*What is being asked:* Exactly retype the lines from the top of the data through the line containing "rt_yticks = [0, 100, 200, 300, 400, 500, 600]", leaving out every picture.

*Data provided:*
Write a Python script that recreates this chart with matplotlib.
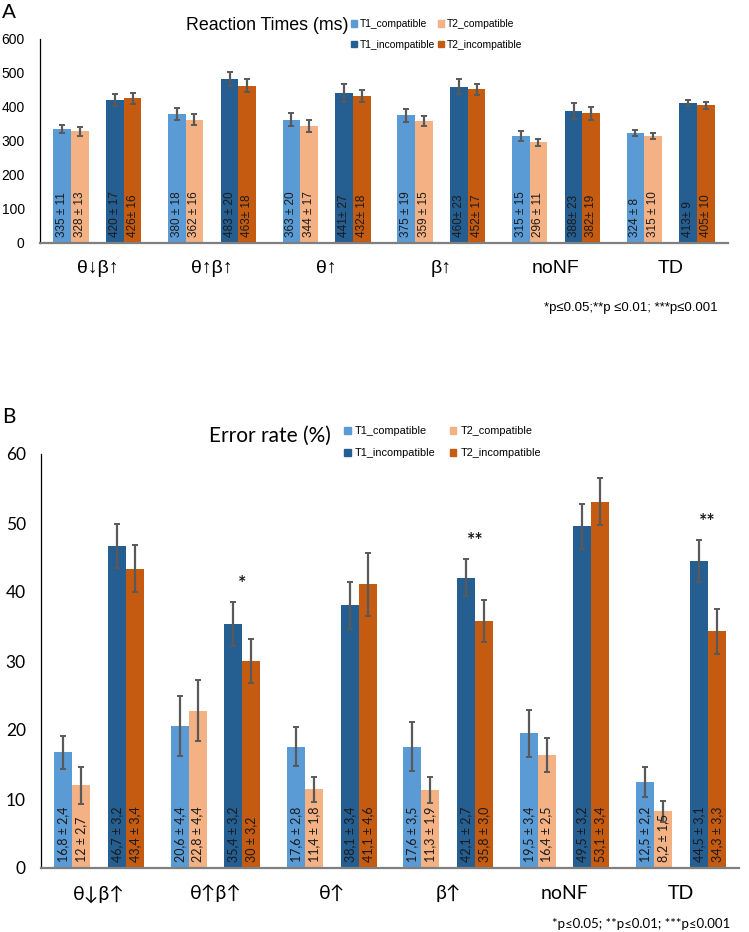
import matplotlib
matplotlib.use('Agg')
import matplotlib.pyplot as plt
from matplotlib.patches import Patch
import numpy as np

# ---------------- data ----------------
groups = ['θ↓β↑', 'θ↑β↑', 'θ↑', 'β↑', 'noNF', 'TD']
series_names = ['T1_compatible', 'T2_compatible', 'T1_incompatible', 'T2_incompatible']

# Reaction times (ms)
rt_t1c = [335, 380, 363, 375, 315, 324]
rt_t2c = [328, 362, 344, 359, 296, 315]
rt_t1i = [420, 483, 441, 460, 388, 413]
rt_t2i = [426, 463, 432, 452, 382, 405]
rt_t1c_err = [11, 18, 20, 19, 15, 8]
rt_t2c_err = [13, 16, 17, 15, 11, 10]
rt_t1i_err = [17, 20, 27, 23, 23, 9]
rt_t2i_err = [16, 18, 18, 17, 19, 10]
rt_t1c_lab = ['335 ± 11', '380 ± 18', '363 ± 20', '375 ± 19', '315 ± 15', '324 ± 8']
rt_t2c_lab = ['328 ± 13', '362 ± 16', '344 ± 17', '359 ± 15', '296 ± 11', '315 ± 10']
rt_t1i_lab = ['420 ± 17', '483 ± 20', '441± 27', '460± 23', '388± 23', '413± 9']
rt_t2i_lab = ['426± 16', '463± 18', '432± 18', '452± 17', '382± 19', '405± 10']
rt_yticks = [0, 100, 200, 300, 400, 500, 600]

# Error rate (%)
er_t1c = [16.8, 20.6, 17.6, 17.6, 19.5, 12.5]
er_t2c = [12.0, 22.8, 11.4, 11.3, 16.4, 8.2]
er_t1i = [46.7, 35.4, 38.1, 42.1, 49.5, 44.5]
er_t2i = [43.4, 30.0, 41.1, 35.8, 53.1, 34.3]
er_t1c_err = [2.4, 4.4, 2.8, 3.5, 3.4, 2.2]
er_t2c_err = [2.7, 4.4, 1.8, 1.9, 2.5, 1.5]
er_t1i_err = [3.2, 3.2, 3.4, 2.7, 3.2, 3.1]
er_t2i_err = [3.4, 3.2, 4.6, 3.0, 3.4, 3.3]
er_t1c_lab = ['16,8 ± 2,4', '20,6 ± 4,4', '17,6 ± 2,8', '17,6 ± 3,5', '19,5 ± 3,4', '12,5 ± 2,2']
er_t2c_lab = ['12 ± 2,7', '22,8 ± 4,4', '11,4 ± 1,8', '11,3 ± 1,9', '16,4 ± 2,5', '8,2 ± 1,5']
er_t1i_lab = ['46,7 ± 3,2', '35,4 ± 3,2', '38,1 ± 3,4', '42,1 ± 2,7', '49,5 ± 3,2', '44,5 ± 3,1']
er_t2i_lab = ['43,4 ± 3,4', '30 ± 3,2', '41,1 ± 4,6', '35,8 ± 3,0', '53,1 ± 3,4', '34,3 ± 3,3']
er_sig = ['', '*', '', '**', '', '**']
er_yticks = [0, 10, 20, 30, 40, 50, 60]

colors = {'T1_compatible': '#5B9BD5', 'T2_compatible': '#F4B183',
          'T1_incompatible': '#255E91', 'T2_incompatible': '#C55A11'}

# ---------------- styling ----------------
F_TOP = ['Liberation Sans', 'DejaVu Sans']
F_BOT = ['Lato', 'DejaVu Sans']

fig = plt.figure(figsize=(7.49, 9.32), dpi=100)

W = 0.154
offsets = [-2 * W, -1 * W, 1 * W, 2 * W]
x = np.arange(len(groups))


def draw_panel(ax, vals, errs, labs, yticks, tickfont, tickfs, catfont, catfs, labfont, labfs):
    for s, (v, e, l, off) in enumerate(zip(vals, errs, labs, offsets)):
        name = series_names[s]
        ax.bar(x + off, v, W, color=colors[name], label=name, zorder=2)
        ax.errorbar(x + off, v, yerr=e, fmt='none', ecolor='#595959', elinewidth=1.6,
                    capsize=2.2, capthick=1.4, zorder=3)
        for xi, lab in zip(x + off, l):
            ax.annotate(lab, (xi, 0), xytext=(0, 4), textcoords='offset points',
                        rotation=90, ha='center', va='bottom', fontsize=labfs,
                        family=labfont, color='#1a1a1a', zorder=4)
    ax.set_xlim(-0.5, 5.5)
    ax.set_ylim(yticks[0], yticks[-1])
    ax.set_yticks(yticks)
    ax.set_yticklabels([str(t) for t in yticks], family=tickfont, fontsize=tickfs)
    ax.set_xticks(x)
    ax.set_xticklabels(groups, family=catfont, fontsize=catfs)
    ax.tick_params(axis='both', length=0)
    ax.tick_params(axis='y', pad=11)
    ax.tick_params(axis='x', pad=12)
    for sp in ['top', 'right']:
        ax.spines[sp].set_visible(False)
    ax.spines['left'].set_color('#000000')
    ax.spines['left'].set_linewidth(0.9)
    ax.spines['bottom'].set_color('#7f7f7f')
    ax.spines['bottom'].set_linewidth(1.6)


# ---- Panel A ----
axA = fig.add_axes([40 / 749, 1 - 243 / 932, (728 - 40) / 749, (243 - 39) / 932])
draw_panel(axA, [rt_t1c, rt_t2c, rt_t1i, rt_t2i],
           [rt_t1c_err, rt_t2c_err, rt_t1i_err, rt_t2i_err],
           [rt_t1c_lab, rt_t2c_lab, rt_t1i_lab, rt_t2i_lab],
           rt_yticks, F_TOP, 10, F_TOP, 14, F_TOP, 8.5)

fig.text(267 / 749, 1 - 26 / 932, 'Reaction Times (ms)', family=F_TOP, fontsize=12.8,
         ha='center', va='center')
fig.text(2 / 749, 1 - 12 / 932, 'A', family=F_TOP, fontsize=15, ha='left', va='center')
fig.text(718 / 749, 1 - 308 / 932, '*p≤0.05;**p ≤0.01; ***p≤0.001', family=F_TOP,
         fontsize=9.5, ha='right', va='center')

handles = [Patch(color=colors[n]) for n in series_names]
leg_order = [0, 2, 1, 3]
fig.legend([handles[i] for i in leg_order], [series_names[i] for i in leg_order],
           loc='upper left', bbox_to_anchor=(351 / 749, 1 - 19 / 932), ncol=2,
           frameon=False, prop={'family': F_TOP, 'size': 7.4},
           handlelength=0.6, handleheight=0.6, handletextpad=0.3,
           columnspacing=0.2, labelspacing=1.05, borderpad=0, borderaxespad=0)

# ---- Panel B ----
axB = fig.add_axes([41 / 749, 1 - 868 / 932, (739 - 41) / 749, (868 - 454) / 932])
draw_panel(axB, [er_t1c, er_t2c, er_t1i, er_t2i],
           [er_t1c_err, er_t2c_err, er_t1i_err, er_t2i_err],
           [er_t1c_lab, er_t2c_lab, er_t1i_lab, er_t2i_lab],
           er_yticks, F_BOT, 12.5, F_BOT, 14, F_BOT, 9)

for xi, sig, v, e in zip(x, er_sig, er_t1i, er_t1i_err):
    if sig:
        axB.annotate(sig, (xi + 1.5 * W, v + e), xytext=(0, 13), textcoords='offset points',
                     ha='center', va='center', fontsize=14, fontweight='bold',
                     family=F_BOT, color='#1a1a1a')

fig.text(270 / 749, 1 - 436 / 932, 'Error rate (%)', family=F_BOT, fontsize=15,
         ha='center', va='center')
fig.text(2 / 749, 1 - 417 / 932, 'B', family=F_BOT, fontsize=15, ha='left', va='center')
fig.text(730 / 749, 1 - 924 / 932, '*p≤0.05; **p≤0.01; ***p≤0.001', family=F_BOT,
         fontsize=9.5, ha='right', va='center')

fig.legend([handles[i] for i in leg_order], [series_names[i] for i in leg_order],
           loc='upper left', bbox_to_anchor=(344 / 749, 1 - 426 / 932), ncol=2,
           frameon=False, prop={'family': F_TOP, 'size': 7.8},
           handlelength=0.6, handleheight=0.6, handletextpad=0.4,
           columnspacing=1.3, labelspacing=1.1, borderpad=0, borderaxespad=0)

fig.savefig('out.png', dpi=100, facecolor='white')
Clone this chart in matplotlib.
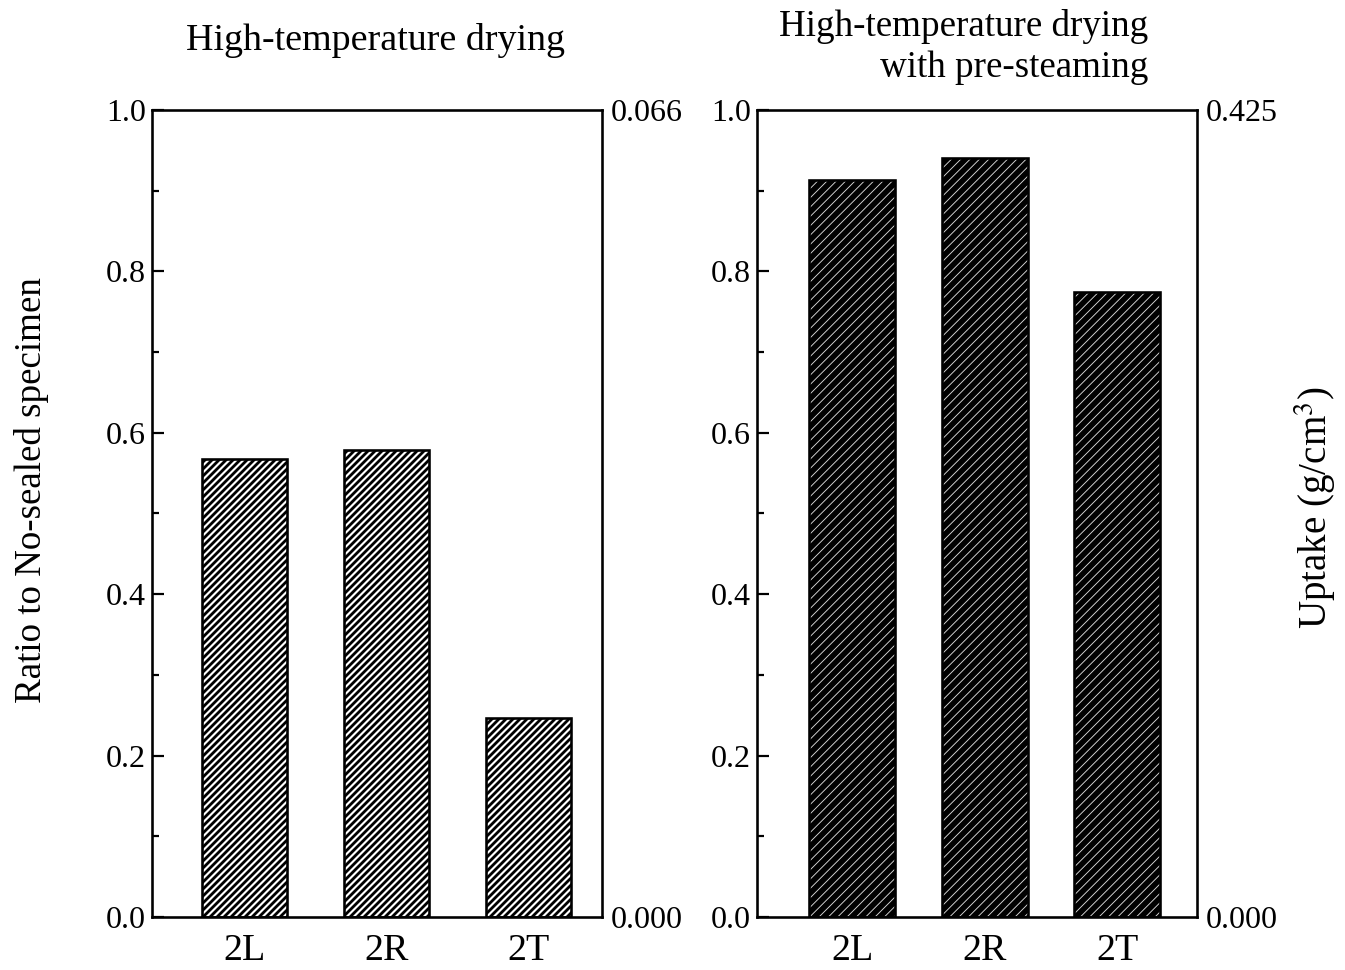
import matplotlib
matplotlib.use("Agg")
import matplotlib.pyplot as plt
from matplotlib.ticker import MultipleLocator, FixedLocator

categories = ["2L", "2R", "2T"]
ratio_htd = [0.567, 0.579, 0.247]
ratio_steam = [0.913, 0.940, 0.774]
uptake_max_htd = 0.066
uptake_max_steam = 0.425
titles = ["High-temperature drying", "High-temperature drying", "with pre-steaming"]
ylabel_left = "Ratio to No-sealed specimen"
ylabel_right = "Uptake (g/cm$^{3}$)"

DPI = 84
W, H = 1345, 970


def pt(px):
    # pixel size -> points at this dpi
    return px * 72.0 / DPI


plt.rcParams["font.family"] = ["Liberation Serif", "DejaVu Serif"]
plt.rcParams["mathtext.fontset"] = "stix"

fig = plt.figure(figsize=(W / DPI, H / DPI), dpi=DPI)


def fx(x):
    return x / W


def fy(y):
    return 1 - y / H


def make_axes(left, right, top, bottom, xlim, vals, width, dark, umax):
    ax = fig.add_axes([fx(left), fy(bottom), fx(right - left), (bottom - top) / H])
    x = list(range(len(categories)))
    if dark:
        plt.rcParams["hatch.linewidth"] = pt(0.9)
        b = ax.bar(x, vals, width, facecolor="black", edgecolor="#d8d8d8",
                   hatch="///", linewidth=0, zorder=2)
    else:
        plt.rcParams["hatch.linewidth"] = pt(2.8)
        b = ax.bar(x, vals, width, facecolor="white", edgecolor="black",
                   hatch="////", linewidth=0, zorder=2)
    for p in b:
        if hasattr(p, "set_hatch_linewidth"):
            p.set_hatch_linewidth(plt.rcParams["hatch.linewidth"])
    ax.bar(x, vals, width, fill=False, edgecolor="black", linewidth=pt(2.6), zorder=3)

    ax.set_xlim(*xlim)
    ax.set_ylim(0, 1)
    ax.set_xticks(x)
    ax.set_xticklabels(categories, fontsize=pt(38))
    ax.tick_params(axis="x", length=0, pad=pt(17))
    ax.yaxis.set_major_locator(MultipleLocator(0.2))
    ax.yaxis.set_minor_locator(MultipleLocator(0.1))
    ax.yaxis.set_major_formatter(matplotlib.ticker.FormatStrFormatter("%.1f"))
    ax.tick_params(axis="y", which="major", direction="in", left=True, right=True,
                   length=pt(12), width=pt(2.2), labelsize=pt(32), pad=pt(6))
    ax.tick_params(axis="y", which="minor", direction="in", left=True, right=True,
                   length=pt(7), width=pt(2.2))
    for s in ax.spines.values():
        s.set_linewidth(pt(2.6))

    ax2 = ax.twinx()
    ax2.set_ylim(0, umax)
    ax2.yaxis.set_major_locator(FixedLocator([0, umax]))
    ax2.yaxis.set_major_formatter(matplotlib.ticker.FormatStrFormatter("%.3f"))
    ax2.tick_params(axis="y", length=0, labelsize=pt(32), pad=pt(9))
    for s in ax2.spines.values():
        s.set_visible(False)
    return ax


make_axes(152, 602, 110, 917, (-0.651, 2.518), ratio_htd, 0.6, False, uptake_max_htd)
make_axes(757, 1197, 110, 917, (-0.716, 2.599), ratio_steam, 0.648, True, uptake_max_steam)

fig.text(fx(376), fy(40), titles[0], ha="center", va="center", fontsize=pt(38))
fig.text(fx(1148), fy(27), titles[1], ha="right", va="center", fontsize=pt(37))
fig.text(fx(1148), fy(68), titles[2], ha="right", va="center", fontsize=pt(37))

fig.text(fx(32), fy(490), ylabel_left, rotation=90, ha="center", va="center", fontsize=pt(37))
fig.text(fx(1315), fy(508), ylabel_right, rotation=90, ha="center", va="center", fontsize=pt(39))

fig.savefig("out.png", dpi=DPI)
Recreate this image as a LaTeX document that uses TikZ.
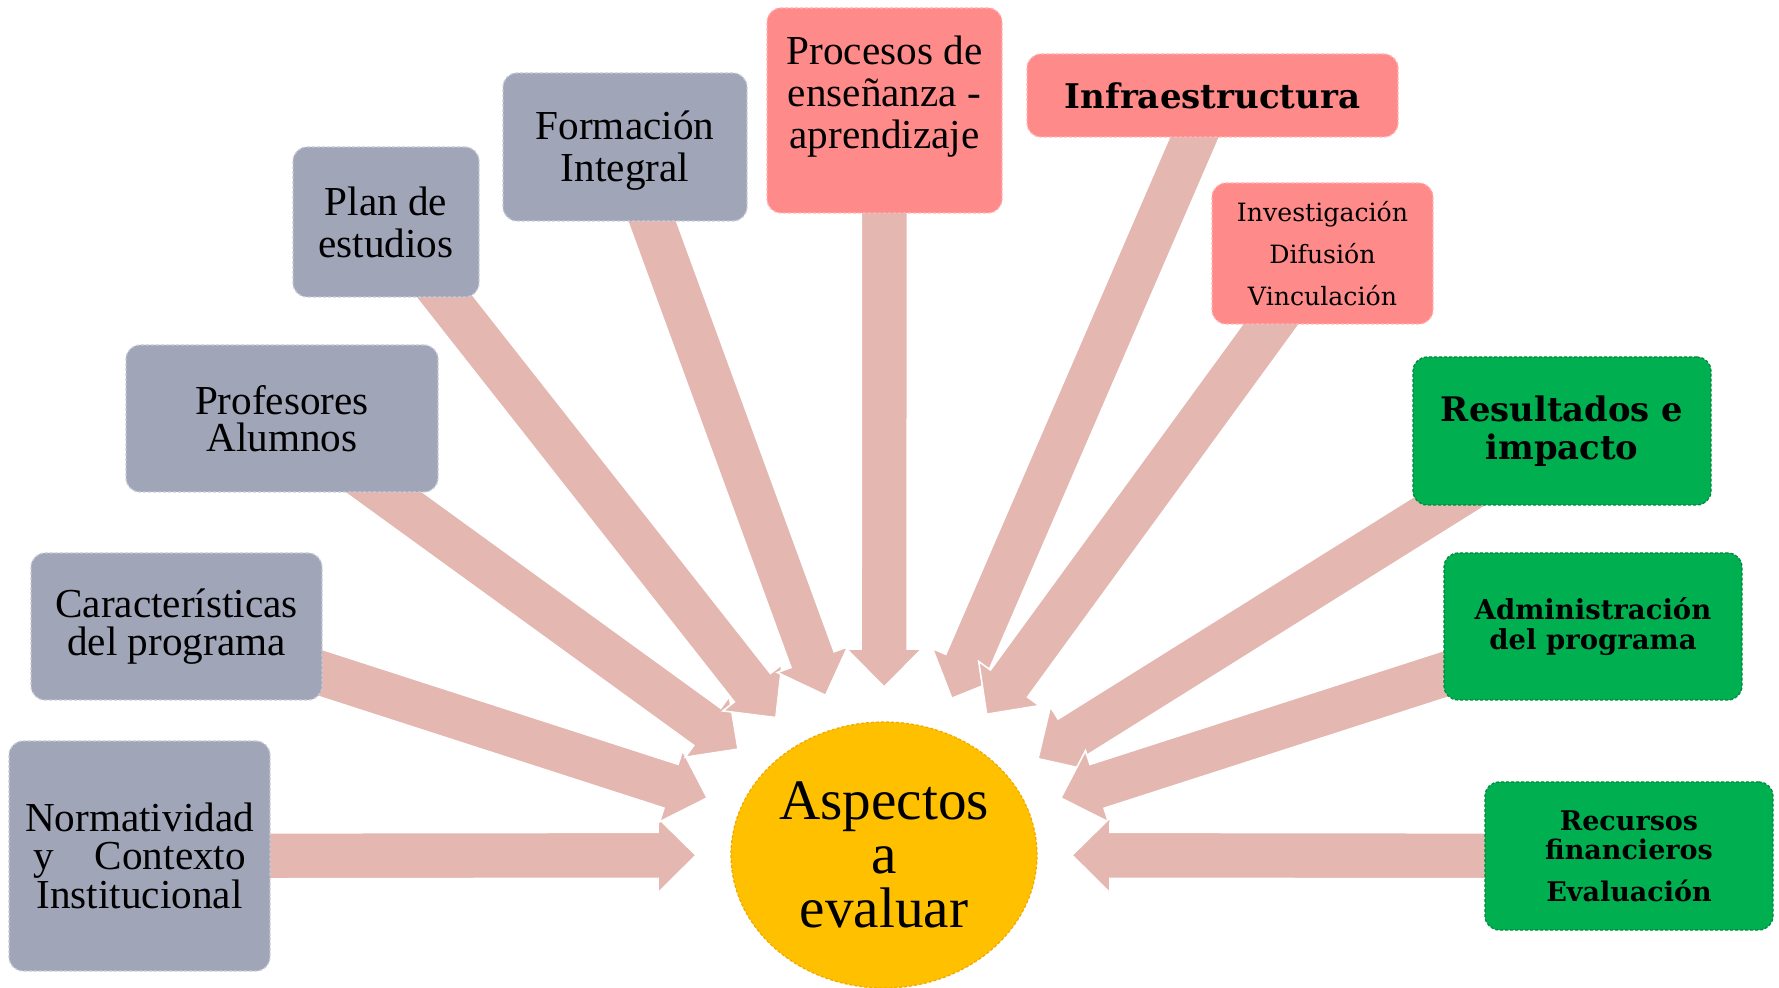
\documentclass[tikz,border=0pt]{standalone}
\usepackage{fontspec}
\setmainfont{Liberation Serif}
\newfontfamily\geo{DejaVu Serif}
\usetikzlibrary{calc,shapes.geometric}
\definecolor{grayfill}{HTML}{A0A5B8}
\definecolor{grayline}{HTML}{C9CCD8}
\definecolor{pinkfill}{HTML}{FF8A8A}
\definecolor{pinkline}{HTML}{FFB4B4}
\definecolor{greenfill}{HTML}{00B050}
\definecolor{greenline}{HTML}{00883C}
\definecolor{arrowfill}{HTML}{E4B7B1}
\definecolor{yellowfill}{HTML}{FFC000}
\definecolor{yellowline}{HTML}{F0A800}
\pgfdeclarelayer{bg}
\pgfsetlayers{bg,main}
\newcommand\blockarrow[1]{%
  \path (#1.center) -- (ell) coordinate[pos=1] (#1-t);
  \coordinate (#1-h) at ($(#1-t)!19pt!(#1.center)$);
  \filldraw[fill=arrowfill, draw=white, line width=0.8pt]
    ($(#1.center)!11.5pt!90:(#1-t)$) -- ($(#1-h)!11.5pt!90:(#1-t)$)
    -- ($(#1-h)!18.75pt!90:(#1-t)$) -- (#1-t)
    -- ($(#1-h)!18.75pt!-90:(#1-t)$) -- ($(#1-h)!11.5pt!-90:(#1-t)$)
    -- ($(#1.center)!11.5pt!-90:(#1-t)$) -- cycle;
}
\begin{document}
\begin{tikzpicture}[x=0.5pt,y=-0.5pt,
  tbox/.style={rounded corners=7pt, inner sep=0pt, align=center, line width=0.6pt, dash pattern=on 1.5pt off 1pt},
  graybox/.style={tbox, fill=grayfill, draw=grayline},
  pinkbox/.style={tbox, fill=pinkfill, draw=pinkline},
  greenbox/.style={tbox, fill=greenfill, draw=greenline},
  tnr/.style={font=\fontsize{20.6pt}{18.7pt}\selectfont},
  tnrb/.style={font=\fontsize{20.6pt}{21pt}\selectfont, align=center},
]
\useasboundingbox (0,0) rectangle (1779,988);

\node[graybox, minimum width=130.5pt, minimum height=115pt, tnr] (norm) at (139.5,856)
  {Normatividad\\y\hspace{1.0em}Contexto\\Institucional};
\node[graybox, minimum width=145.5pt, minimum height=73.5pt, tnr] (carac) at (176.5,626.5)
  {Características\\del programa};
\node[graybox, minimum width=156pt, minimum height=73.5pt, tnr] (prof) at (282,418.5)
  {Profesores\\Alumnos};
\node[graybox, minimum width=93pt, minimum height=75pt, tnrb] (plan) at (386,222)
  {Plan de\\estudios};
\node[graybox, minimum width=122pt, minimum height=74pt] (form) at (625,147) {};
\node[tnrb] (formt) at (625,151) {Formación\\Integral};
\node[pinkbox, minimum width=117.5pt, minimum height=102.5pt] (proc) at (884.5,110.5) {};
\node[tnrb] (proct) at (884.5,96.5) {Procesos de\\enseñanza -\\aprendizaje};
\node[pinkbox, minimum width=185.5pt, minimum height=41.5pt,
  font=\geo\bfseries\fontsize{17pt}{20pt}\selectfont] (infra) at (1212.5,95.5) {Infraestructura};
\node[pinkbox, minimum width=110.5pt, minimum height=70.5pt,
  font=\geo\fontsize{12.6pt}{21pt}\selectfont] (inv) at (1322.5,253.5)
  {Investigación\\Difusión\\Vinculación};
\node[greenbox, minimum width=149pt, minimum height=74pt,
  font=\geo\bfseries\fontsize{16.9pt}{19.3pt}\selectfont] (res) at (1562,431)
  {Resultados e\\impacto};
\node[greenbox, minimum width=149pt, minimum height=73.5pt,
  font=\geo\bfseries\fontsize{13.75pt}{15.3pt}\selectfont] (adm) at (1593,626.5)
  {Administración\\del programa};
\node[greenbox, minimum width=144pt, minimum height=74pt,
  font=\geo\bfseries\fontsize{13.5pt}{14.75pt}\selectfont] (rec) at (1629,856)
  {Recursos\\financieros\\[6pt]Evaluación};
\node[ellipse, fill=yellowfill, draw=yellowline, line width=0.6pt, dash pattern=on 1.5pt off 1pt,
  minimum width=153pt, minimum height=133pt, inner sep=0pt, outer sep=17.5pt, align=center,
  font=\fontsize{28.6pt}{27pt}\selectfont] (ell) at (884,855) {Aspectos\\a\\evaluar};

\begin{pgfonlayer}{bg}
\blockarrow{norm}
\blockarrow{carac}
\blockarrow{prof}
\blockarrow{plan}
\blockarrow{form}
\blockarrow{proc}
\blockarrow{infra}
\blockarrow{inv}
\blockarrow{res}
\blockarrow{adm}
\blockarrow{rec}
\end{pgfonlayer}
\end{tikzpicture}
\end{document}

*Response:*
Write a Python script that recreates this chart with matplotlib.
import matplotlib
matplotlib.use('Agg')
import matplotlib.pyplot as plt
from matplotlib.patches import Patch
import numpy as np

# ---------------- data ----------------
groups = ['θ↓β↑', 'θ↑β↑', 'θ↑', 'β↑', 'noNF', 'TD']
series_names = ['T1_compatible', 'T2_compatible', 'T1_incompatible', 'T2_incompatible']

# Reaction times (ms)
rt_t1c = [335, 380, 363, 375, 315, 324]
rt_t2c = [328, 362, 344, 359, 296, 315]
rt_t1i = [420, 483, 441, 460, 388, 413]
rt_t2i = [426, 463, 432, 452, 382, 405]
rt_t1c_err = [11, 18, 20, 19, 15, 8]
rt_t2c_err = [13, 16, 17, 15, 11, 10]
rt_t1i_err = [17, 20, 27, 23, 23, 9]
rt_t2i_err = [16, 18, 18, 17, 19, 10]
rt_t1c_lab = ['335 ± 11', '380 ± 18', '363 ± 20', '375 ± 19', '315 ± 15', '324 ± 8']
rt_t2c_lab = ['328 ± 13', '362 ± 16', '344 ± 17', '359 ± 15', '296 ± 11', '315 ± 10']
rt_t1i_lab = ['420 ± 17', '483 ± 20', '441± 27', '460± 23', '388± 23', '413± 9']
rt_t2i_lab = ['426± 16', '463± 18', '432± 18', '452± 17', '382± 19', '405± 10']
rt_yticks = [0, 100, 200, 300, 400, 500, 600]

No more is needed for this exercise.